Sadly, my airplane companion probably thinks I'm crazy because I've been crying like an emotional train wreck since we started on the tarmack. He looks like an army kind of guy, all tough and rugged and beside him I'm a sobbing MESS. Pull it together sister!!!
I have been crying for these people, this city, and this country in moments when my heart is carried to thinking about where they are in life, how they live, and how they will be living tomorrow. Some of them DO know Jesus, though many of them still do not. Alvin and Nelly continue to serve and have others serve with them to be the hands and feet so that others may come to know Jesus. 

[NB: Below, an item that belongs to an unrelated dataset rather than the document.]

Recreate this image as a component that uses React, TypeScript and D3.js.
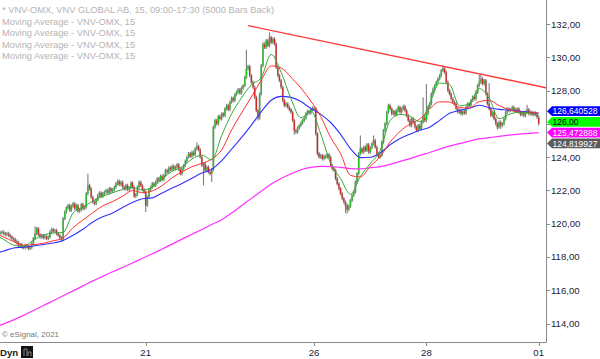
import React from "react";
import * as d3 from "d3";

// ---------- data ----------
const legendTitle = "* VNV-OMX, VNV GLOBAL AB, 15, 09:00-17:30 (5000 Bars Back)";
const legendRows = [
  "Moving Average - VNV-OMX, 15",
  "Moving Average - VNV-OMX, 15",
  "Moving Average - VNV-OMX, 15",
  "Moving Average - VNV-OMX, 15",
];
const dayLabels = ["21", "26", "28", "01"];
const dayNumbers = [3, 6, 8, 10]; // trading-day number counted from Jan 18
const barsPerDay = 34; // 15-min bars 09:00-17:30
const firstBar = 14; // first visible bar (Jan 18, 12:30)
const priceTicks = [114, 116, 118, 120, 122, 124, 126, 128, 130, 132];

// 15-minute closes
const closes = [
  119.45, 119.5, 119.4, 119.35, 119.42, 119.3, 119.2, 119.1, 119.05, 118.95,
  118.85, 118.7, 118.75, 118.6, 118.55, 118.7, 118.62, 118.5, 118.58,
  118.8, 119.1, 119.4, 119.7,
  119.35, 119.2, 119.3, 119.15, 119.25, 119.1, 119.2,
  119.5, 119.65, 119.55, 119.6,
  119.4, 119.3, 119.15, 119.05,
  120.3,
  120.7, 120.95, 121.1, 120.8, 121.05, 121.2, 120.9,
  121.1, 120.75, 120.85, 121.15, 120.9, 121.0,
  121.8, 122.3, 122.1,
  121.6, 121.3, 121.2, 121.45,
  121.7, 121.85, 121.65, 121.8, 121.9,
  122.0, 121.85, 122.1, 121.95, 122.05, 122.2,
  122.4, 122.55, 122.35, 122.5,
  122.2, 122.1, 122.3, 122.05, 122.15,
  122.45, 122.2, 121.65, 121.75, 122.2, 122.5,
  122.3, 122.05, 121.9,
  121.1,
  121.6, 122.05, 122.2, 122.4, 122.3,
  122.5, 122.7, 122.6, 122.85, 122.65, 122.9,
  123.2, 123.1, 123.35, 123.25, 123.45, 123.3,
  123.4, 123.55, 123.25, 123.0, 123.3, 123.5,
  123.75, 124.0, 124.2, 124.05, 124.3, 124.15,
  124.5, 124.65, 124.45,
  124.0, 123.5, 123.6,
  123.2, 123.4, 123.1, 123.0, 123.25,
  125.8,
  126.2, 126.0, 126.45, 126.3, 126.6, 126.5,
  126.9, 127.1, 126.85, 127.3, 127.55, 127.4,
  127.75, 127.9, 128.05, 127.85, 128.15, 128.3,
  128.8, 129.3, 129.45,
  128.9, 128.5, 128.2,
  127.6, 126.8, 126.35,
  127.8, 129.5, 130.8,
  130.6, 131.0, 130.7, 131.2, 130.9, 131.1, 130.8,
  129.4,
  128.9, 128.6, 128.2,
  127.4, 127.1,
  127.2, 127.0, 126.85, 126.7,
  126.2, 125.6, 125.5,
  125.75, 125.9, 126.05, 126.2, 126.35,
  126.6, 126.75, 126.65,
  126.85, 126.95, 126.9,
  125.4, 124.2,
  124.0, 124.1, 123.9, 124.05,
  124.0, 124.15, 124.0,
  123.5, 123.3, 123.2,
  122.7, 122.4, 122.1,
  121.8, 121.5, 121.3,
  121.1, 120.85, 121.05,
  121.4, 121.7, 121.9,
  122.5, 123.0,
  124.2, 124.5, 124.3,
  124.6, 124.4, 124.75, 124.3, 124.55,
  124.8, 125.0, 124.6,
  124.2, 124.0, 124.1,
  124.9, 125.6, 126.0,
  126.7, 127.1, 126.9,
  126.6, 126.75, 126.55,
  126.8, 127.0, 126.7, 126.9, 127.05, 126.8,
  126.5, 126.2, 125.9, 126.3, 126.1, 125.8,
  125.6, 125.9, 125.7,
  126.1, 126.4, 126.2,
  126.6, 127.0, 127.2,
  127.8, 128.1, 128.3,
  128.5, 128.7, 128.9,
  129.2, 129.35, 129.1,
  128.5, 128.0, 127.8,
  127.5, 127.3, 127.2,
  126.9, 126.7, 126.8,
  126.6, 126.75, 126.65,
  127.0, 127.2, 127.1,
  127.4, 127.6, 127.5,
  127.9, 128.3, 128.5,
  128.7, 128.4, 128.6,
  127.8, 127.2, 126.9,
  126.5, 126.7, 126.3,
  126.0, 125.8, 126.1,
  125.9, 126.0, 126.3,
  126.7, 126.9, 126.8,
  126.85, 127.0, 126.85,
  126.75, 126.9, 126.7,
  126.55, 126.65, 126.5,
  126.7, 126.85, 126.6,
  126.7, 126.55, 126.65,
  126.55, 126.4, 126.0,
];

// notable wick extremes: [bar offset, price]
const wickHighs: [number, number][] = [
  [21, 119.85], [53, 123.0], [119, 124.9], [149, 130.45], [163, 131.5],
  [218, 125.3], [226, 125.3], [256, 127.6], [258, 128.4], [268, 129.5],
  [290, 128.95], [291, 128.95], [296, 128.45], [319, 127.15],
];
const wickLows: [number, number][] = [
  [88, 120.7], [123, 122.3], [128, 122.5], [156, 126.2], [178, 125.35],
  [209, 120.65], [210, 120.6], [301, 125.65], [303, 125.7],
];

// moving averages, sampled every 6 bars starting at bar 10
const maFirstBar = 10;
const maStep = 6;
const maFast = [
  119.38, 119.05, 118.71, 118.63, 119.02, 119.32, 119.44, 119.47, 120.64, 120.98,
  121.37, 121.65, 121.86, 122.06, 122.17, 122.02, 122.2, 122.69, 123.15, 123.41,
  123.88, 124.12, 123.83, 125.29, 126.6, 127.56, 128.35, 128.78, 130.17, 129.1,
  127.5, 126.36, 126.79, 125.39, 123.64, 122.71, 121.77, 122.83, 123.62, 124.39,
  126.2, 126.56, 126.46, 126.13, 127.22, 128.45, 128.36, 127.08, 127.22, 128.12,
  127.55, 126.31, 126.57, 126.69, 126.65, 126.51,
];
const maMid = [
  119.44, 119.2, 118.92, 118.71, 118.74, 118.82, 118.97, 119.14, 119.76, 120.22,
  120.66, 121.07, 121.33, 121.65, 121.99, 121.87, 121.97, 122.29, 122.76, 123.11,
  123.42, 123.62, 123.88, 124.43, 125.63, 126.65, 127.61, 128.63, 129.48, 129.36,
  128.8, 128.15, 127.37, 126.44, 125.18, 124.21, 122.9, 122.81, 123.45, 124.03,
  124.9, 125.54, 125.99, 126.29, 126.9, 127.32, 127.31, 126.98, 126.95, 127.34,
  127.41, 127.1, 126.85, 126.71, 126.68, 126.65,
];
const maSlow = [
  118.18, 118.36, 118.54, 118.59, 118.66, 118.75, 118.84, 118.99, 119.3, 119.66,
  120.1, 120.41, 120.64, 120.97, 121.27, 121.5, 121.55, 121.85, 122.14, 122.42,
  122.73, 123.04, 123.27, 123.79, 124.48, 125.17, 125.92, 126.73, 127.42, 127.65,
  127.59, 127.34, 126.92, 126.57, 126.08, 125.37, 124.51, 123.97, 123.99, 124.25,
  124.74, 125.12, 125.38, 125.61, 125.8, 126.21, 126.64, 126.8, 126.94, 127.12,
  126.97, 126.87, 126.83, 126.76, 126.7, 126.64,
];
const maLong = [
  113.75, 113.98, 114.22, 114.49, 114.78, 115.08, 115.37, 115.67, 115.96, 116.26,
  116.56, 116.83, 117.11, 117.37, 117.64, 117.92, 118.19, 118.48, 118.77, 119.07,
  119.36, 119.65, 119.95, 120.24, 120.64, 121.08, 121.52, 121.95, 122.38, 122.72,
  122.99, 123.24, 123.38, 123.44, 123.43, 123.38, 123.31, 123.29, 123.36, 123.43,
  123.56, 123.74, 123.91, 124.1, 124.28, 124.48, 124.66, 124.81, 124.96, 125.1,
  125.17, 125.25, 125.32, 125.38, 125.43, 125.47,
];

// drawn resistance line: [bar, price]
const trendBars = [164, 344.4];
const trendPrices = [131.9, 128.17];

// right-edge value tags
const tagValues = [126.640528, 126.0, 125.472888, 124.819927];
const tagTexts = ["126,640528", "126,00", "125,472888", "124,819927"];
const tagFills = ["#0000ff", "#00ff00", "#ff00ff", "#5a5a5a"];
const tagInk = ["#ffffff", "#000000", "#ffffff", "#ffffff"];

// ---------- chart ----------
const W = 600;
const H = 359;
const AXIS_X = 546;
const AXIS_Y = 342;

export default function App() {
  const x = d3.scaleLinear().domain([3 * barsPerDay, 10 * barsPerDay]).range([145.7, 538.7]);
  const y = d3.scaleLinear().domain([114, 132]).range([323.5, 24]);

  const hiMap = new Map(wickHighs);
  const loMap = new Map(wickLows);
  const pad = 0.1;
  const bars = closes.map((c, i) => {
    const o = i === 0 ? closes[0] : closes[i - 1];
    let hi = Math.max(o, c) + pad;
    let lo = Math.min(o, c) - pad;
    if (hiMap.has(i)) hi = Math.max(hi, hiMap.get(i)!);
    if (loMap.has(i)) lo = Math.min(lo, loMap.get(i)!);
    return { g: firstBar + i, o, c, hi, lo };
  });

  const maLine = (vals: number[]) =>
    d3
      .line<number>()
      .x((_, k) => x(maFirstBar + k * maStep))
      .y((v) => y(v))
      .curve(d3.curveMonotoneX)(vals) || "";

  // value tags: keep them from overlapping, pushing upward from the lowest
  const tagH = 9.8;
  const tagGap = 10.7;
  const order = tagValues.map((v, k) => ({ k, cy: y(v) })).sort((a, b) => b.cy - a.cy);
  for (let j = 1; j < order.length; j++) {
    order[j].cy = Math.min(order[j].cy, order[j - 1].cy - tagGap);
  }
  const tagY: number[] = [];
  order.forEach((o) => (tagY[o.k] = o.cy));
  const tagTop = Math.min(...tagY) - tagH / 2;
  const tagBottom = Math.max(...tagY) + tagH / 2;
  // axis labels hidden behind the tags, as on the original chart
  const coveredByTags = (p: number) => y(p) + 5 > tagTop && y(p) - 5 < tagBottom;

  const fontAxis = "Arial, 'Liberation Sans', sans-serif";
  const axisInk = "#22223a";

  return (
    <svg
      width={W}
      height={H}
      style={{ position: "absolute", left: 0, top: 0, background: "#fff" }}
      fontFamily={fontAxis}
    >
      <defs>
        <clipPath id="plot">
          <rect x={0} y={0} width={AXIS_X} height={AXIS_Y} />
        </clipPath>
      </defs>
      <rect x={0} y={0} width={W} height={H} fill="#fff" />

      {/* legend */}
      <g fontSize={9.3} fill="#b4b4b4">
        <text x={2} y={13}>{legendTitle}</text>
        {legendRows.map((t, k) => (
          <text key={k} x={2} y={25 + k * 11.3}>{t}</text>
        ))}
      </g>

      <g clipPath="url(#plot)">
        {/* candles */}
        {bars.map((b, i) => {
          const cx = x(b.g);
          const up = b.c >= b.o;
          const top = y(Math.max(b.o, b.c));
          const bot = y(Math.min(b.o, b.c));
          return (
            <g key={i}>
              <line x1={cx} x2={cx} y1={y(b.hi)} y2={y(b.lo)} stroke="#7e7e7e" strokeWidth={1.1} />
              <rect
                x={cx - 0.7}
                y={top}
                width={1.4}
                height={Math.max(0.9, bot - top)}
                fill={up ? "#14c814" : "#e01c1c"}
                stroke="#8a8a8a"
                strokeWidth={0.25}
              />
            </g>
          );
        })}

        {/* moving averages */}
        <path d={maLine(maLong)} fill="none" stroke="#ff30ff" strokeWidth={1.2} />
        <path d={maLine(maSlow)} fill="none" stroke="#3232ff" strokeWidth={1.1} />
        <path d={maLine(maMid)} fill="none" stroke="#ff3030" strokeWidth={1} />
        <path d={maLine(maFast)} fill="none" stroke="#38a838" strokeWidth={1} />

        {/* trendline */}
        <line
          x1={x(trendBars[0])}
          y1={y(trendPrices[0])}
          x2={x(trendBars[1])}
          y2={y(trendPrices[1])}
          stroke="#ff3a3a"
          strokeWidth={1.4}
        />
      </g>

      {/* copyright */}
      <text x={2} y={337} fontSize={8} fill="#777">© eSignal, 2021</text>

      {/* axes */}
      <line x1={AXIS_X + 0.5} x2={AXIS_X + 0.5} y1={0} y2={AXIS_Y + 0.5} stroke="#8a8a8a" />
      <line x1={0} x2={AXIS_X + 0.5} y1={AXIS_Y + 0.5} y2={AXIS_Y + 0.5} stroke="#8a8a8a" />
      {priceTicks.map((p) => (
        <g key={p}>
          <line x1={AXIS_X} x2={AXIS_X + 4} y1={Math.round(y(p)) + 0.5} y2={Math.round(y(p)) + 0.5} stroke="#8a8a8a" />
          {!coveredByTags(p) && (
            <text x={AXIS_X + 5} y={y(p) + 3.5} fontSize={9.6} fill={axisInk}>
              {p.toFixed(2).replace(".", ",")}
            </text>
          )}
        </g>
      ))}
      {dayLabels.map((d, k) => {
        const tx = x(dayNumbers[k] * barsPerDay);
        return (
          <g key={d}>
            <line x1={Math.round(tx) + 0.5} x2={Math.round(tx) + 0.5} y1={AXIS_Y} y2={AXIS_Y + 4} stroke="#8a8a8a" />
            <text x={tx} y={356} fontSize={9.6} fill={axisInk} textAnchor="middle">{d}</text>
          </g>
        );
      })}

      {/* value tags */}
      {tagValues.map((v, k) => {
        const cy = tagY[k];
        const h = tagH;
        const path = `M${AXIS_X + 1},${cy} L${AXIS_X + 6},${cy - h / 2} L${W},${cy - h / 2} L${W},${cy + h / 2} L${AXIS_X + 6},${cy + h / 2} Z`;
        return (
          <g key={k}>
            <path d={path} fill={tagFills[k]} />
            <text x={AXIS_X + 6.5} y={cy + 3.1} fontSize={8.5} fill={tagInk[k]}>{tagTexts[k]}</text>
          </g>
        );
      })}

      {/* bottom-left control */}
      <text x={0} y={356} fontSize={9.6} fill="#222" fontWeight="bold">Dyn</text>
      <rect x={21} y={346} width={12} height={12} fill="#111" />
      <path d="M24,356 L24,349 L27,349 L27,356 M28,356 L28,352 L31,352 L31,356" fill="none" stroke="#888" strokeWidth={1} />
    </svg>
  );
}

You may remember that one of my biggest a prayer requests/concerns was that the language would come back to me rather quickly and easily. Well, walking away this morning, I can say that it did and I was beginning to become more accustomed to Spanish than English, that turned out to not even be the need at all. While you probably did pray for that, I do thank you for those prayers. The language grew naturally out of immersion as it should have. But I should have never been worried about what I was going to say or how I was going to say it in the first place. What I came to realize is that simply we were called this week to be the hands and feet of the gospel. To serve, feed, clothe, care, love, kiss, hug, and share with the least of these. We have been given much. And for that, I can be grateful. And in response I can give in return. 

Alvin and Nelly basically live their life in service with the call of the Great Commision found in Matthew 28, but they also use this passage for their encouragement and daily motivo for ministry in Honduras. 


Then the King will say to those on his right, ‘Come, you who are blessed by my Father, inherit the kingdom prepared for you from the foundation of the world. For I was hungry and you gave me food, I was thirsty and you gave me drink, I was a stranger and you welcomed me, I was naked and you clothed me, I was sick and you visited me, I was in prison and you came to me.’ Then the righteous will answer him, saying, ‘Lord, when did we see you hungry and feed you, or thirsty and give you drink?

And when did we see you sick or in prison and visit you?’ And the King will answer them, ‘Truly, I say to you, as you did it to one of the least of these my brothers, you did it to me.’ (Matthew 25:34-37, 39-40 ESV)

May God also put this desire in my own heart so that I would be an overflowing cup of thankfulness in service each day, whether that is in Rock Hill or in my return to Honduras. One thing is certain, part of my heart remains in that city. 
Yo voy a verla muy prontito-I will see it again-very very soon.